If they do feel the need to transfer elements of a composition to each other, they can, because the process has become significantly less complicated, says Evgueni. “With audio files, it was always super simple, but now you can also transfer MIDI files from Logic to Pro Tools easily. Earlier, it was totally separate and difficult to transfer something from one to the other so we preferred to just not do it: if you started in Logic, you continued in Logic, and if you wanted to use Pro Tools, you transferred it as an audio file, because otherwise it was complicated.

“Now, the same virtual instruments are available for both software, so when you choose to work with one, it’s mostly a question of doing so because you’re used to it. Of course, each software has its own things that make it work for you, so you choose one or the other, but they’re quite similar. If you are used to one, it’s difficult to change because you’ve worked with it for years; it’s kind of an old friend and it’s not very easy to make new friends.”

Sacha’s small but mighty equipment rack is home to (from top) an Apogee Rosetta 200 converter, Chandler Germanium Preamp and Summit Audio TPA‑200B valve preamp.Sacha’s small but mighty equipment rack is home to (from top) an Apogee Rosetta 200 converter, Chandler Germanium Preamp and Summit Audio TPA‑200B valve preamp.

Mixing It Up

Once the pieces are ready, the brothers move from their home studios to an external studio and focus their attention on the mixing process, in which they are very involved. Evgueni tells us: “We don’t stay in our home studios, because we want to listen with different speakers, in different rooms, rediscover the music a bit, and also give the possibility to our sound engineer to add something. It’s a little bit less personal, in the sense that he didn’t make this music, so he has a more distant and more objective opinion.”

They both emphasise that you can’t mix your way out of a bad arrangement: “It is the arrangement that defines the mix and the role of each instrument,” insists Evgueni. “If you make the decision to place an element lower or louder, it changes the music.”
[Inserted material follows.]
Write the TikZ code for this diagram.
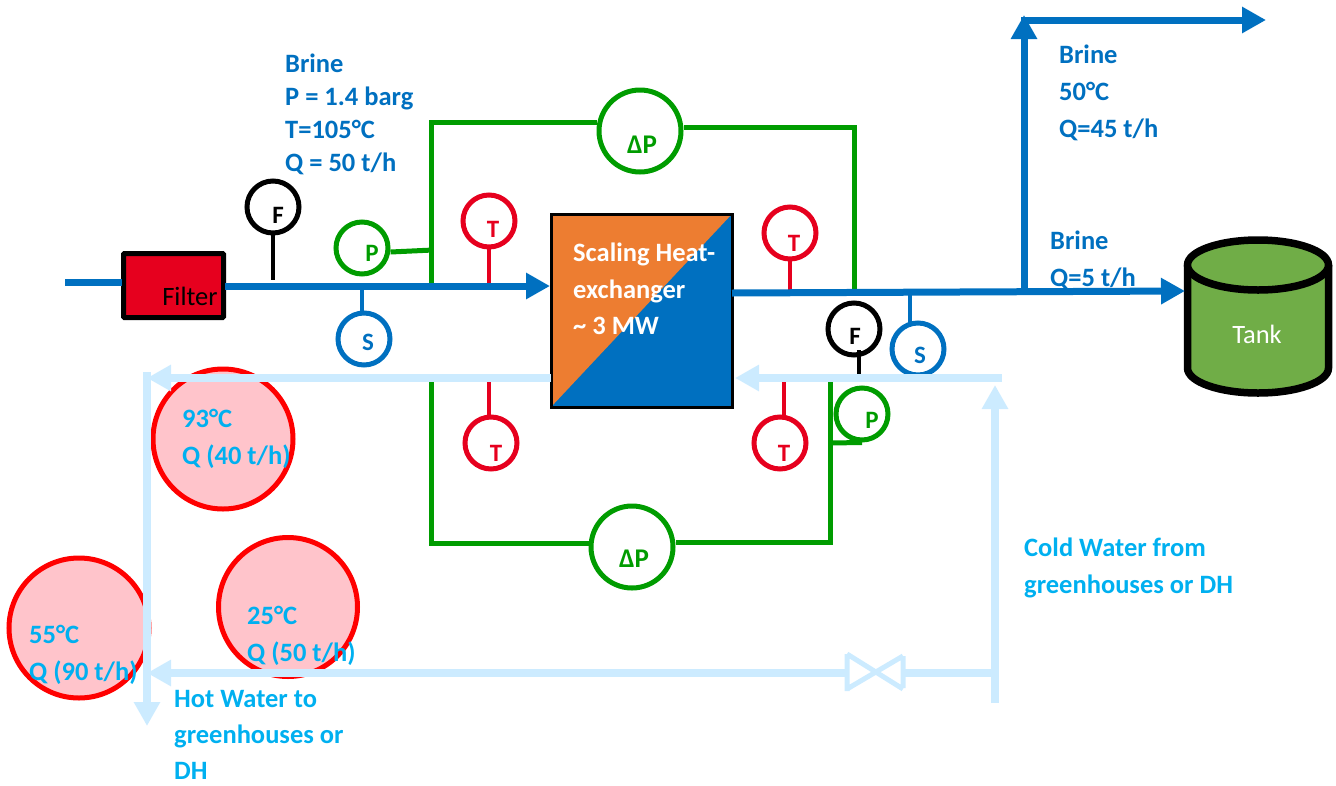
\documentclass[tikz,border=0pt]{standalone}
\usepackage{fontspec}
\setmainfont{Carlito}
\usepackage{xcolor}
\usepackage{tikz}
\usetikzlibrary{arrows.meta,positioning,shapes.geometric}
\definecolor{brine}{HTML}{0070C0}
\definecolor{dpgreen}{HTML}{009C00}
\definecolor{tred}{HTML}{E6001E}
\definecolor{water}{HTML}{CCEBFF}
\definecolor{sky}{HTML}{00B0F0}
\definecolor{hxorange}{HTML}{ED7D31}
\definecolor{tankgreen}{HTML}{70AD47}
\definecolor{blush}{HTML}{FFC4CB}

\begin{document}
\begin{tikzpicture}[
 x=1pt,y=-1pt,
 gauge/.style={circle,line width=5pt,minimum size=52pt,inner sep=0pt},
 dpgauge/.style={circle,draw=dpgreen,line width=5pt,minimum size=82pt,inner sep=0pt},
 gaugelab/.style={font=\fontsize{25}{28}\selectfont\bfseries,inner sep=0pt},
 stream/.style={circle,draw=red,fill=blush,line width=5pt,inner sep=0pt},
 brinetxt/.style={anchor=north west,align=left,inner sep=0pt,text=brine,font=\fontsize{26.5}{37}\selectfont\bfseries},
 watertxt/.style={anchor=north west,align=left,inner sep=0pt,text=sky,font=\fontsize{26.5}{37}\selectfont\bfseries},
 brinearr/.style={-{Triangle[length=24pt,width=25pt]},line width=7pt,draw=brine},
 waterarr/.style={-{Triangle[length=24pt,width=25pt]},line width=8pt,draw=water},
 waterln/.style={line width=8pt,draw=water},
 dpln/.style={line width=5pt,draw=dpgreen}
]
\useasboundingbox (0,0) rectangle (1336,785);
% hot and cold water circles
\node[stream,minimum size=140pt] (s93) at (223,439) {};
\node[stream,minimum size=140pt] (s55) at (79,628) {};
\node[stream,minimum size=139pt] (s25) at (288,607) {};
% main equipment
\node[draw=black,line width=5pt,fill=tred,minimum width=100pt,minimum height=64pt,rounded corners=1pt] (filter) at (173.5,285.5) {};
\node[font=\fontsize{26.5}{28}\selectfont,inner sep=0pt] (filterlab) at (190,296) {Filter};
\node[draw=black,line width=3pt,minimum width=181pt,minimum height=193pt,inner sep=0pt,
 path picture={\fill[brine] (path picture bounding box.south east) rectangle (path picture bounding box.north west);
 \fill[hxorange] (path picture bounding box.north west) -- (path picture bounding box.north east) -- (path picture bounding box.south west) -- cycle;}] (hx) at (641.5,310.5) {};
\node[anchor=north west,align=left,inner sep=0pt,text=white,font=\fontsize{26.5}{36.5}\selectfont\bfseries] (hxlab) at (573,243) {Scaling Heat-\\exchanger\\\textasciitilde{} 3 MW};
% tank
\fill[tankgreen,draw=black,line width=7.5pt] (1187.5,265) -- (1187.5,368) arc[start angle=180,end angle=0,x radius=70.5,y radius=25] -- (1328.5,265);
\draw[fill=tankgreen,draw=black,line width=7.5pt] (1258,265) ellipse [x radius=70.5,y radius=25];
\node[text=white,font=\fontsize{26.5}{28}\selectfont,inner sep=0pt] (tanklab) at (1257,334) {Tank};
% tap points
\coordinate (in0) at (65,282);
\coordinate (in1) at (122,282);
\coordinate (pipeA) at (225,286);
\coordinate (pipeB) at (550,286);
\coordinate (outA) at (732,293);
\coordinate (outB) at (1185,291);
\coordinate (teeUp) at (1024,291);
\coordinate (topA) at (1024,15);
\coordinate (topB) at (1021,20);
\coordinate (topC) at (1266,20);
% instruments
\foreach \nm/\cx/\cy/\lx/\ly/\lab/\col/\tx/\sy/\ty in {
 fa/273/207/278/215/F/black/273/234/280,
 sa/364/339/368/342/S/brine/362/312/288,
 ta/489/221/493/229/T/tred/489/248/285,
 tb/790/233/794/243/T/tred/790/260/292,
 sb/918/349/920/355/S/brine/910/323/295,
 tc/491/443/496/453/T/tred/489/417/378,
 td/780/443/784/453/T/tred/784/417/379,
 fb/854/329/855/336/F/black/859/350/377}{
 \node[gauge,draw=\col] (\nm) at (\cx,\cy) {};
 \node[gaugelab,text=\col] (\nm lab) at (\lx,\ly) {\lab};
 \coordinate (\nm root) at (\tx,\sy);
 \coordinate (\nm tap) at (\tx,\ty);
 \draw[\col,line width=4.5pt] (\nm root) -- (\nm tap);
}
\node[gauge,draw=dpgreen] (pa) at (362,248) {};
\node[gaugelab,text=dpgreen] (palab) at (372,253) {P};
\node[gauge,draw=dpgreen] (pb) at (862,414) {};
\node[gaugelab,text=dpgreen] (pblab) at (872,420) {P};
\node[dpgauge] (dpa) at (640,131) {};
\node[gaugelab,text=dpgreen,font=\fontsize{27}{28}\selectfont\bfseries] (dpalab) at (642,145) {ΔP};
\node[dpgauge] (dpb) at (632,547) {};
\node[gaugelab,text=dpgreen,font=\fontsize{27}{28}\selectfont\bfseries] (dpblab) at (634,559) {ΔP};
% green pressure lines
\coordinate (ga) at (431,285);
\coordinate (gb) at (854,291);
\coordinate (gc) at (431,380);
\coordinate (gd) at (830,378);
\draw[dpln] (ga) -- (431,122) -- (dpa.west |- 0,122);
\draw[dpln] (dpa.east |- 0,127) -- (854,127) -- (gb);
\draw[dpln] (gc) -- (431,543) -- (dpb.west |- 0,543);
\draw[dpln] (dpb.east |- 0,542) -- (830,542) -- (gd);
\draw[dpln] (pa.east |- 0,252) -- (433,250);
\draw[dpln] (830,443) -- (pb.south);
% brine lines
\draw[line width=7pt,draw=brine] (in0) -- (in1);
\draw[brinearr] (pipeA) -- (pipeB);
\draw[brinearr] (outA) -- (outB);
\draw[brinearr] (teeUp) -- (topA);
\draw[brinearr] (topB) -- (topC);
% water lines
\coordinate (wa) at (551,378);
\coordinate (wb) at (147,378);
\coordinate (wc) at (147,372);
\coordinate (wd) at (147,726);
\coordinate (we) at (1002,378);
\coordinate (wf) at (735,378);
\coordinate (wg) at (995,703);
\coordinate (wh) at (995,385);
\coordinate (va) at (847,673);
\coordinate (vb) at (903,673);
\draw[waterarr] (wa) -- (wb);
\draw[waterarr] (wc) -- (wd);
\draw[waterarr] (we) -- (wf);
\draw[waterarr] (wg) -- (wh);
\draw[waterarr] (va) -- (147,673);
\draw[waterln] (vb) -- (995,673);
% valve
\draw[water,line width=5pt] (847,654) -- (847,691) (903,656) -- (903,688) (847,689) -- (903,656) (847,654) -- (903,689);
% labels
\node[brinetxt,font=\fontsize{26.5}{33}\selectfont\bfseries] (inlab) at (285,53.5) {Brine\\P = 1.4 barg\\T=105°C\\Q = 50 t/h};
\node[brinetxt] (uplab) at (1059,45) {Brine\\50°C\\Q=45 t/h};
\node[brinetxt] (tanktxt) at (1050,231) {Brine\\Q=5 t/h};
\node[watertxt] (t93) at (182,408.5) {93°C\\Q (40 t/h)};
\node[watertxt] (t55) at (29,625) {55°C\\Q (90 t/h)};
\node[watertxt] (t25) at (247,606) {25°C\\Q (50 t/h)};
\node[watertxt,font=\fontsize{26.5}{36}\selectfont\bfseries] (hotlab) at (174,690.5) {Hot Water to\\greenhouses or\\DH};
\node[watertxt] (coldlab) at (1024,538) {Cold Water from\\greenhouses or DH};
\end{tikzpicture}
\end{document}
Sacha adds: “I think the role of the mix is mostly to make the musical ideas and the ideas of the arrangement clear. So the ideas come first, but once we get in the studio with the sound engineer, his job is to make sure that all these ideas are clearly adjusted and that the audience will hear them as they were intended.”

Looking Forward

As the duo look to add more projects to their incredibly diverse filmography in 2025, both brothers agree that a common thread runs through their work: collaborating with people who have their own vision. Says Evgueni: “Through this work, we love to discover new worlds, new stories and new ways of storytelling; otherwise it’s boring. Even if we are talking about commercial projects, there is always room to do something fresh and unexpected, because we love art cinema and we love wide‑audience films. It’s not about the style, or if it’s niche or not niche. Take, for example, Mad Max: Fury Road, which we didn’t work on, but it’s a good example of a super‑commercial, wide‑audience film that is, at the same time, an arthouse movie. It doesn’t happen that often, but it does happen, so I think that the common thread is the particularity of the vision of the world of each director, which can also help us to explore ours.
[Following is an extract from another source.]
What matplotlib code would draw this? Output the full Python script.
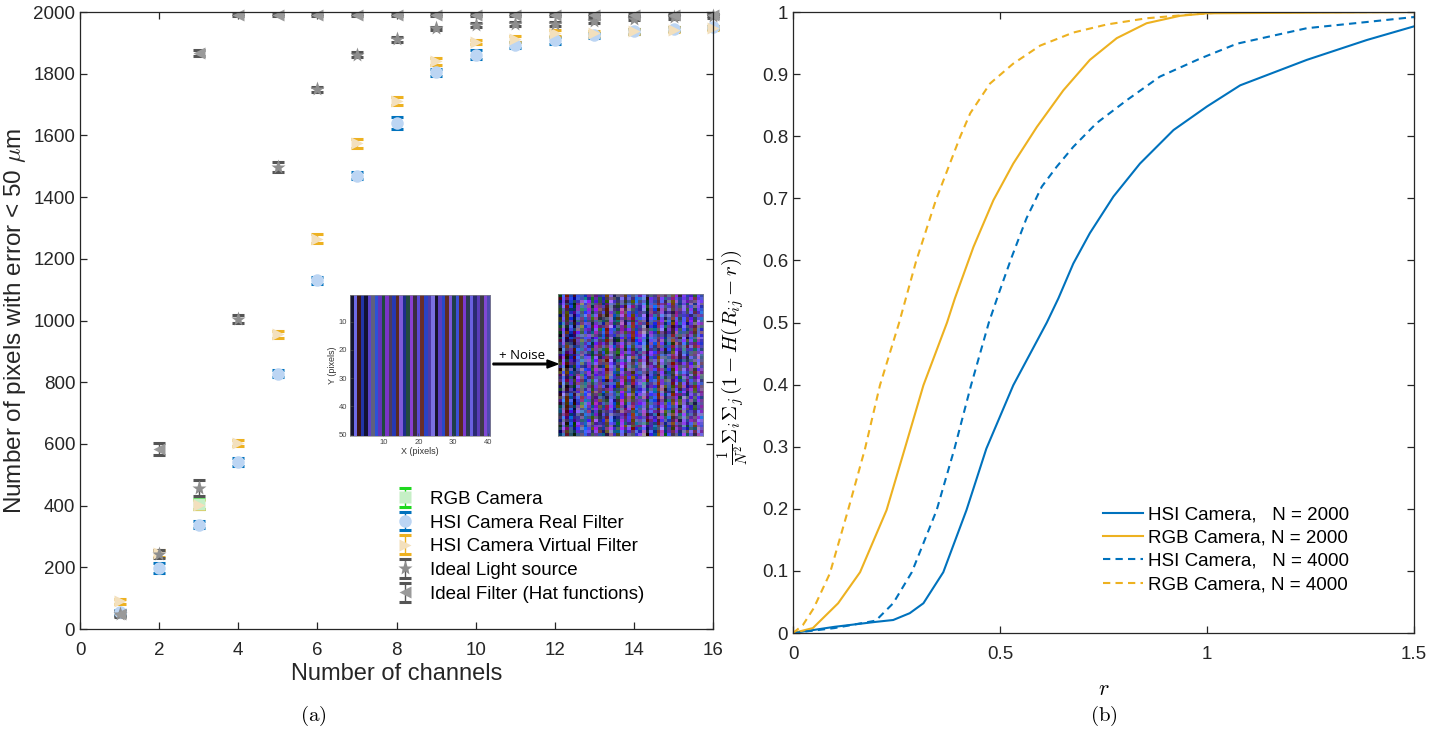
import numpy as np
import matplotlib
matplotlib.use("Agg")
import matplotlib.pyplot as plt
from matplotlib.colors import to_rgb

plt.rcParams['font.family'] = ['Liberation Sans', 'DejaVu Sans']
plt.rcParams['mathtext.fontset'] = 'cm'

# ---- panel (a): pixels with error < 50 um vs number of channels
channels = np.arange(1, 17)
rgb_x = [3]
rgb_y = [405]
rgb_err = [15]
hsi_real = [55, 198, 338, 542, 828, 1130, 1470, 1640, 1805, 1862, 1892, 1908, 1925, 1937, 1945, 1950]
hsi_real_err = [8, 15, 12, 12, 12, 10, 10, 20, 12, 15, 10, 10, 8, 8, 8, 6]
hsi_virtual = [90, 245, 403, 603, 955, 1265, 1575, 1712, 1840, 1903, 1913, 1931, 1932, 1937, 1943, 1948]
hsi_virtual_err = [8, 12, 15, 10, 12, 15, 15, 12, 12, 8, 10, 10, 8, 8, 8, 6]
ideal_light = [50, 243, 457, 1005, 1498, 1750, 1862, 1912, 1947, 1958, 1962, 1962, 1972, 1979, 1985, 1988]
ideal_light_err = [10, 12, 25, 12, 15, 8, 8, 8, 6, 6, 6, 6, 6, 6, 6, 6]
ideal_filter = [50, 583, 1866, 1990, 1990, 1990, 1990, 1990, 1990, 1990, 1990, 1990, 1990, 1990, 1990, 1990]
ideal_filter_err = [8, 20, 10, 4, 4, 4, 4, 4, 4, 4, 4, 4, 4, 4, 4, 4]

# ---- panel (b): fraction of pairs closer than r
hsi2000_r = [0, 0.1, 0.2, 0.242, 0.282, 0.315, 0.363, 0.419, 0.467, 0.532, 0.613, 0.641, 0.677, 0.717,
             0.774, 0.838, 0.919, 1.0, 1.08, 1.241, 1.386, 1.5]
hsi2000_y = [0, 0.01, 0.018, 0.021, 0.032, 0.048, 0.098, 0.198, 0.297, 0.399, 0.5, 0.539, 0.595, 0.644,
             0.703, 0.756, 0.81, 0.848, 0.882, 0.923, 0.955, 0.977]
rgb2000_r = [0, 0.048, 0.109, 0.162, 0.226, 0.27, 0.315, 0.372, 0.391, 0.436, 0.484, 0.532, 0.589, 0.653,
             0.717, 0.782, 0.854, 0.935, 1.0, 1.5]
rgb2000_y = [0, 0.008, 0.048, 0.098, 0.198, 0.297, 0.399, 0.5, 0.539, 0.622, 0.697, 0.756, 0.815, 0.874,
             0.923, 0.958, 0.982, 0.994, 0.998, 1.0]
hsi4000_r = [0, 0.1, 0.2, 0.242, 0.287, 0.347, 0.39, 0.43, 0.473, 0.496, 0.528, 0.564, 0.601, 0.637, 0.677,
             0.733, 0.806, 0.886, 0.983, 1.072, 1.241, 1.386, 1.5]
hsi4000_y = [0, 0.008, 0.02, 0.048, 0.098, 0.198, 0.297, 0.399, 0.5, 0.545, 0.605, 0.668, 0.719, 0.751, 0.783,
             0.821, 0.858, 0.896, 0.925, 0.949, 0.974, 0.984, 0.992]
rgb4000_r = [0, 0.024, 0.05, 0.089, 0.133, 0.174, 0.21, 0.256, 0.297, 0.345, 0.403, 0.428, 0.476, 0.532,
             0.597, 0.677, 0.758, 0.854, 0.959, 1.05, 1.5]
rgb4000_y = [0, 0.013, 0.04, 0.096, 0.198, 0.297, 0.399, 0.499, 0.598, 0.697, 0.798, 0.837, 0.885, 0.917,
             0.946, 0.967, 0.98, 0.99, 0.996, 1.0, 1.0]

# stripe colours of the inset image (one per column)
stripe_colors = ['#15152e', '#6f6ae6', '#3b1414', '#2234a8', '#121232', '#5c42c8', '#5f607e', '#2c52d6',
                 '#6234b8', '#1f4a3c', '#7a34c6', '#4c3c5e', '#2638b4', '#5a2a22', '#7e5ad8', '#1e2c8c',
                 '#234a40', '#8a40d0', '#3a2c40', '#5a4ad4', '#6a2e2a', '#2a42c4', '#4e3aa8', '#7a70e0',
                 '#16142a', '#5a3ec0', '#2848c8', '#602c24', '#7e58d8', '#1e3e4a', '#3c50d6', '#5a2a20',
                 '#7a3ad0', '#2c3a52', '#6a60e0', '#2a2a70', '#5a3cb8', '#3e3a4a', '#8048d4', '#4e4ab0']

BLUE = '#0072BD'
ORANGE = '#EDB120'
AXC = '#262626'

fig = plt.figure(figsize=(14.5, 7.31), dpi=100)

def matlab_axes(ax):
    ax.tick_params(direction='in', top=True, right=True, length=5, width=0.9,
                   colors=AXC, labelsize=13.5)
    ax.tick_params(axis='x', pad=9)
    for s in ax.spines.values():
        s.set_color(AXC)
        s.set_linewidth(0.9)

# ---------------- (a)
ax1 = fig.add_axes([0.0552, 0.1395, 0.4366, 0.844])
common = dict(linestyle='none', capsize=4, capthick=2.2, elinewidth=1.0, clip_on=False)
ax1.errorbar(rgb_x, rgb_y, yerr=rgb_err, marker='s', ms=8, mfc='#c6efc6', mec='none',
             color='#1ed81e', label='RGB Camera', **common)
ax1.errorbar(channels, hsi_real, yerr=hsi_real_err, marker='o', ms=9, mfc='#bcd5f3', mec='none',
             color=BLUE, label='HSI Camera Real Filter', **common)
ax1.errorbar(channels, hsi_virtual, yerr=hsi_virtual_err, marker='>', ms=9, mfc='#f3e0bd', mec='none',
             color=ORANGE, label='HSI Camera Virtual Filter', **common)
ax1.errorbar(channels, ideal_light, yerr=ideal_light_err, marker='*', ms=11, mfc='#8e8e8e', mec='none',
             color='#555555', label='Ideal Light source', **common)
ax1.errorbar(channels, ideal_filter, yerr=ideal_filter_err, marker='<', ms=9, mfc='#9a9a9a', mec='none',
             color='#555555', label='Ideal Filter (Hat functions)', **common)
ax1.set_xlim(0, 16)
ax1.set_ylim(0, 2000)
ax1.set_xticks(np.arange(0, 17, 2))
ax1.set_yticks(np.arange(0, 2001, 200))
matlab_axes(ax1)
ax1.set_xlabel('Number of channels', fontsize=17, color=AXC, labelpad=3)
ax1.set_ylabel(r'Number of pixels with error < 50 $\mu$m', fontsize=17.5, color=AXC, labelpad=4)
ax1.legend(loc='upper left', bbox_to_anchor=(0.499, 0.224), frameon=False, fontsize=13.5,
           handlelength=1.0, handletextpad=0.83, labelspacing=0.35, borderaxespad=0, borderpad=0)

# inset images
cols = np.array([to_rgb(c) for c in stripe_colors])
clean = np.tile(cols[None, :, :], (50, 1, 1))
ii, jj = np.meshgrid(np.arange(50), np.arange(40), indexing='ij')
noise = np.stack([np.modf(np.abs(np.sin(ii * 12.9898 + jj * 78.233 + k * 3.7)) * 43758.5453)[0]
                  for k in range(3)], axis=-1)
tint = np.array([0.75, 0.65, 1.0])
noisy = np.clip(0.85 * clean + 0.55 * (noise - 0.3) * tint, 0, 1)

axi = fig.add_axes([0.2414, 0.4036, 0.0966, 0.193])
axi.imshow(clean, aspect='auto', interpolation='nearest', extent=(0.5, 40.5, 50.5, 0.5))
axi.set_xticks([10, 20, 30, 40])
axi.set_yticks([10, 20, 30, 40, 50])
axi.tick_params(direction='in', labelsize=5.5, length=2, width=0.5, colors='#444444', pad=2)
axi.set_xlabel('X (pixels)', fontsize=6.5, labelpad=1, color='#333333')
axi.set_ylabel('Y (pixels)', fontsize=6.5, labelpad=1, color='#333333')
for s in axi.spines.values():
    s.set_linewidth(0.5)
    s.set_color('#888888')

axn = fig.add_axes([0.3845, 0.4036, 0.1, 0.194])
axn.imshow(noisy, aspect='auto', interpolation='nearest')
axn.set_xticks([])
axn.set_yticks([])
for s in axn.spines.values():
    s.set_linewidth(0.5)
    s.set_color('#888888')

fig.patches.append(matplotlib.patches.FancyArrow(493 / 1450, 1 - 364 / 731, 54 / 1450, 0,
                                                 width=0.0022, head_width=0.011, head_length=0.0075,
                                                 length_includes_head=False, color='black',
                                                 transform=fig.transFigure))
fig.text(522 / 1450, 1 - 362 / 731, '+ Noise', fontsize=9.5, ha='center', va='bottom',
         family=['Open Sans', 'DejaVu Sans'])

# ---------------- (b)
ax2 = fig.add_axes([0.5469, 0.134, 0.4283, 0.8495])
ax2.plot(hsi2000_r, hsi2000_y, color=BLUE, lw=1.5, label='HSI Camera,   N = 2000')
ax2.plot(rgb2000_r, rgb2000_y, color=ORANGE, lw=1.5, label='RGB Camera, N = 2000')
ax2.plot(hsi4000_r, hsi4000_y, color=BLUE, lw=1.5, ls=(0, (3.5, 2.5)), label='HSI Camera,   N = 4000')
ax2.plot(rgb4000_r, rgb4000_y, color=ORANGE, lw=1.5, ls=(0, (3.5, 2.5)), label='RGB Camera, N = 4000')
ax2.set_xlim(0, 1.5)
ax2.set_ylim(0, 1)
ax2.set_xticks([0, 0.5, 1, 1.5])
ax2.set_xticklabels(['0', '0.5', '1', '1.5'])
ax2.set_yticks(np.arange(0, 1.01, 0.1))
ax2.set_yticklabels(['0'] + ['%.1f' % v for v in np.arange(0.1, 0.95, 0.1)] + ['1'])
matlab_axes(ax2)
ax2.set_xlabel(r'$r$', fontsize=16, labelpad=12)
ax2.set_ylabel(r'$\frac{1}{N^2}\Sigma_i\Sigma_j\,(1-H(R_{ij}-r))$', fontsize=15)
ax2.yaxis.set_label_coords(-0.066, 0.444)
ax2.legend(loc='upper left', bbox_to_anchor=(0.499, 0.2045), frameon=False, fontsize=13.5,
           handlelength=2.13, handletextpad=0.27, labelspacing=0.33, borderaxespad=0, borderpad=0)

fig.text(313 / 1450, 1 - 716 / 731, r'$\mathrm{(a)}$', fontsize=15, ha='center', va='center')
fig.text(1104 / 1450, 1 - 716 / 731, r'$\mathrm{(b)}$', fontsize=15, ha='center', va='center')

fig.savefig('out.png', dpi=100)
“With each film, it’s great to feel the challenge and to again be able to find a particular key which will open only this door and not others. It’s about the connection between music and cinema and how we can approach it, and the more you work with inspiring people, the more you get inspired as a composer as well, because we work for the film.”

Sacha concludes: “Each new project is also the occasion to be inspired in a new way and create something you didn’t even want to create before because you didn’t think of it. Now the occasion is here, and that gives way to new ideas; it’s like a new adventure each time. We discover a new film, but we also discover a new facet of ourselves.”

Talking Cinema

What surprised Evgueni and Sacha Galperine most when they first started working as composers of music for picture was how difficult it can be for people to talk about music. Sacha explains: “It’s not about terminology. Sometimes music seems very abstract to people who are not musicians, and they can’t really speak about it because it’s just a feeling in the air, but for us it’s very concrete because we analyse it and are used to it.”

Evgueni continues: “We can help with the communication, that’s also our role, but it’s really what Sacha was saying — it’s about the capacity to just understand what the music is doing here. The process is complicated, mostly for young directors on their first features, and it mostly comes from a lack of experience. Some directors have a hard time accepting music in their films, and there’s this kind of paradox of having the strong feeling that they need the music but at the same time when the music arrives, it’s like ‘Oh! It’s taking my movie from me.’ Because even if the music is a part of the larger whole, when it says something and has some kind of energy in it, it’s still another author, another creator who puts his creation in your creation, and sometimes I think it’s difficult to accept.

“When you start, you often know only music — you don’t really know cinema. We sometimes see [a limitation in young composers that comes from] just not having watched enough films. I remember I was on a jury once, and when we asked the young composers what films they had liked recently, they mostly said Interstellar or The Dark Knight, and things like that. Of course, everybody watches those, but when asked about something a little bit more personal, they were like, ‘I don’t know’. If you only like The Dark Knight, maybe it’s better to go to Hollywood and try to work with Christopher Nolan, but if you want to work in cinema more generally, it’s so important to know the world you are stepping into.

“So the first advice we give to young composers is to watch a lot of films: from different periods, different countries and genres, and try to understand why the music is there and what it is saying. It’s very interesting to analyse things. For example, when you watch Martin Scorsese films, especially the early ones from the ’70s, like Taxi Driver, the music [by Bernard Herrmann] is always there to say something. It’s not just an accident that you have this jazz melody with a saxophone.

“It’s always interesting to watch a lot of films to understand the different languages of cinema and music, in order to become capable of finding the right key to the film when they ask you for music, and also to communicate with directors, because, on their side, they are learning film and, sometimes, not learning music so much. So they have the opposite problem, and it’s your role as a composer to find the right examples, references, and words, and to make connections.”